One of Intel's big coups recently is that Bloomberg is reporting that Microsoft will be using
Intel to manufacture their in-house chips.
Wrights Bloomberg, Intel has landed Microsoft as a customer for its made-to-order chip
business, marking a key win for an ambitious turnaround effort under CEO Pat Gelsinger.
Intel has been seeking to prove it can compete in the foundry market where companies
produce custom chips for clients.
It's a major shift for the semiconductor pioneer, which once had the world's most advanced
chip-making facilities and kept them to itself.
Bloomberg continues, Microsoft is looking to secure a steady supply of semiconductors to power its
data center operations, especially as demand for AI grows.
designing its own chips lets Microsoft fine-tune the products to its specific needs.
Said Microsoft CEO Satya Nadella in a statement,
We need a reliable supply of the most advanced high-performance and high-quality semiconductors.
That's why we are so excited to work with Intel.
And frankly, I don't know what combination of strategy paying off, or a great PR team it is,
but Intel also got a piece in Wired, called Intel's AI reboot, is the future of U.S. chipmaking.
The biggest chipmaker in the U.S. is hoping that generative AI and U.S. government concern
about China's tech ambitions will revitalize its business.
The piece begins, call it a comeback, with consequences not just for Intel, but also the U.S.
government's hopes of maintaining a lead in artificial intelligence. The long piece, which is
totally worth a read, is all about this big move of Intel is to transform itself into more
of a foundry, putting a fine point that it's not just Intel's destiny, but the U.S.'s destiny
tied up in their efforts.
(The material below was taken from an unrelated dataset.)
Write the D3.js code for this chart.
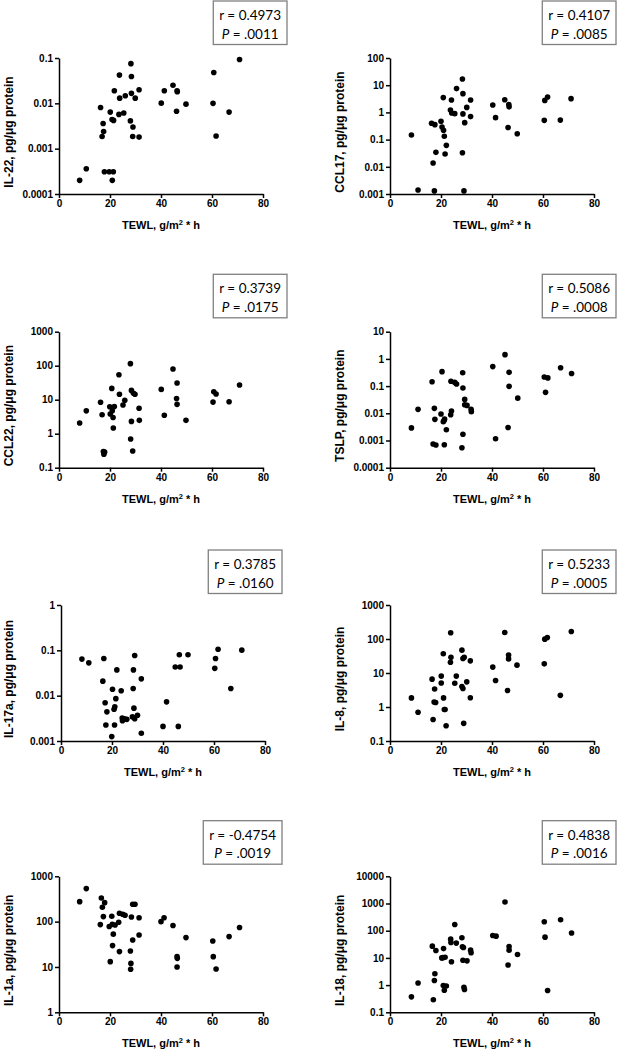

U.S. Secretary of Commerce Gina Raimondo, who consequently is the
person in charge of all these China sanctions, spoke at that Intel event yesterday as well.
According to Wired, she compared the U.S. government's current focus on revitalizing the chip industry to the space race of the 1960s.
Ramondo said, the fact that we are so overly dependent on a couple of countries in Asia that we need for life-saving medical equipment, cars, every piece of technology, showed us we've got to get back to work making more chips.
Pretty interesting stuff, and I think an indication that the geopolitics of AI is also potentially an incredibly powerful economic force for AI companies.
This is something that I'm sure we will explore a lot more, but for now, that is going to do it for today's AI breakdown.